9月 27 2025
主観空間の正体について
あなたの「見る」という行為は、
本当はあなたの意志ではなく、
空間そのものがあなたに“見る位置”を与えている結果にすぎない。
そう考えたとき、
空間とは「外界の拡がり」ではなく、
「私であることの場所」そのものとなる。
主観空間とは、“私が見ている空間”ではない。
それは、“私という存在が形を取るための、見えない舞台装置”である。
それがわかったとき、
私たちは初めて、
「自己がどこから生まれているか」に触れはじめるのだ。
私は生まれてこの方、一歩も動いたことはない。
どうか、この表現が何を意味しているのか、しっかりと考えてほしい。
「動かない私が、すべてを動かしている」
なぜ私は、
どこへ行こうが、
何を見ようが、
“私”でいられるのか?
それは、
私が——
一歩も動いていないからだ。
身体は動く。
視界は変わる。
時間は流れる。
けれど、
そのすべての運動を、
私の内なる何かが、正確に“相殺”している。
私は、
動きながら、動いていない。
世界は、動きながら、私を不動のままにしている。
この逆写しの運動。
この、空間の中心でただ不動を守り続ける力。
それこそが、
「私が私である」ことを保証している。
それは、存在に打ち込まれた、
自己という名の楔(くさび)と言ってもいいものだ。
そして・・・
その逆写しの運動の正体こそが、
物理学が「ゲージ対称性」と呼んでいたものだった。
——それが見えたとき、
私は、文字通り、空間の中に溶け入った。
9月 29 2025
記憶の重なりと空間・時間の誕生
私たちが「記憶」と呼んでいるもの――それは実は、自己視点が“見ている”ものの代表格です。

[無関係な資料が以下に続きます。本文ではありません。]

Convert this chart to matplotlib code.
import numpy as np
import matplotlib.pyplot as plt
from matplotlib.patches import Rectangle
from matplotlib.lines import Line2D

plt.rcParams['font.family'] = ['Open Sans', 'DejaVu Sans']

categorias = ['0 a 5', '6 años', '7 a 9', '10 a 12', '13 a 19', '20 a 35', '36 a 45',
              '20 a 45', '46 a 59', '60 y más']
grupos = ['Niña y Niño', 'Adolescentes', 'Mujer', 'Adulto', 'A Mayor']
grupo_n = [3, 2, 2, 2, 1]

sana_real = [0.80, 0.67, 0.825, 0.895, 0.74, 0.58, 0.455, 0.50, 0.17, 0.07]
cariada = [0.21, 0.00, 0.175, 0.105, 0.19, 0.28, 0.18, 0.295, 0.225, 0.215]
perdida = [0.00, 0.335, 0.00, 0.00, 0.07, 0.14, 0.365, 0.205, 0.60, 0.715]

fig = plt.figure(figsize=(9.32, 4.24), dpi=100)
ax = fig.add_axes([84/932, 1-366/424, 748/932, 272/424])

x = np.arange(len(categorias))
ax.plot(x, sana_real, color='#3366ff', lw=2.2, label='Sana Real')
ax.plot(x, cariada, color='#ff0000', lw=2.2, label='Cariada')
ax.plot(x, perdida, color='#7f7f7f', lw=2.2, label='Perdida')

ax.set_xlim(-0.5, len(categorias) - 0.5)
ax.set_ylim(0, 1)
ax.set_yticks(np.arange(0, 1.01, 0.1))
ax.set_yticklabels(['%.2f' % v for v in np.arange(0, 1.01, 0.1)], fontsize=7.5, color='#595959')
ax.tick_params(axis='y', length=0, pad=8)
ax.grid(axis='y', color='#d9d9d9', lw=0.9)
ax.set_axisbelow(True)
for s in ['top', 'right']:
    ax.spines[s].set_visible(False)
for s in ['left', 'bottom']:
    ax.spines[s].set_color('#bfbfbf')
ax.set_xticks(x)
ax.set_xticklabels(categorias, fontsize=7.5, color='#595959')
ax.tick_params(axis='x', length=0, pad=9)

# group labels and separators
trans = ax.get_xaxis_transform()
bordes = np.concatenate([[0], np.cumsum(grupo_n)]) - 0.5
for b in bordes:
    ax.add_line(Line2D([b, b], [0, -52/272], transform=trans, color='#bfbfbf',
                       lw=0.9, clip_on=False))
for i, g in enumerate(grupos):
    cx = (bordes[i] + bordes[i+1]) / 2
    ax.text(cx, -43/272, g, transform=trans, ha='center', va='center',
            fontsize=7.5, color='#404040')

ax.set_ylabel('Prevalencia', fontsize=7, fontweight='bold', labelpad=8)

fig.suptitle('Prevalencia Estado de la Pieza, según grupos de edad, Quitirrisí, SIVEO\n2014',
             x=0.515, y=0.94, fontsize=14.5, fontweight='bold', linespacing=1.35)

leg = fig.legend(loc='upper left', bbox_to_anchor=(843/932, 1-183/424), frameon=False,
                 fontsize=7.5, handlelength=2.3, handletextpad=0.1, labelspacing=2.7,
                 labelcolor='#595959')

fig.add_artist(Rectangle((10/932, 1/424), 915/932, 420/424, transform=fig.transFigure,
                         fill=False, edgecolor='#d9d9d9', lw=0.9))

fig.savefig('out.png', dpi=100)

でもより正確に言うならば、記憶は「自己視点が“見させている”像」なのかもしれません。
なぜなら、記憶は「どこからでも」思い出せるからです。場所を移動しても、時間が経過しても、記憶は不思議と私たちにずっと寄り添ってくれます。
この事実が示しているのは、記憶がどこかに保存されているのではなく、決して動くことのない“見る位置”があるからこそ、見えているということです。
この「動かない位置」――それが、”自己視点の“不動性”だと思ってください。
そして、ここが重要です。
自己視点においては、すべての記憶は重なっています。過去も未来も、出来事も関係も、まだ分かれる前の“重なり合った状態”として、そこに在るのです。
この重なりが、私たちが他者視点化していくことで、だんだんと“水平に”広がっていきます。そして、その広がりの中に、空間が生まれ、時間が流れ始めます。
つまり、時間や空間は最初から外にあったわけではないということです。 大元は、自己視点における記憶の重なりにこそあるのです。この重なりの場こそが「持続空間」です。
この先手-後手関係を取り違えてしまうと、私たちは“記憶”を「時間の結果」だと誤解してしまいます。
でも本当は逆です。
記憶の重なりのほうこそが先にあるものなのであり、そこから時間と空間が“ほどけて”くるのです。
ヌーソロジーは、この“ほどける前の状態”にこそ、本当の人間存在の秘密があると考えます。
そして、それに気づいたときに、世界を変える“視点の反転”が始まるのです。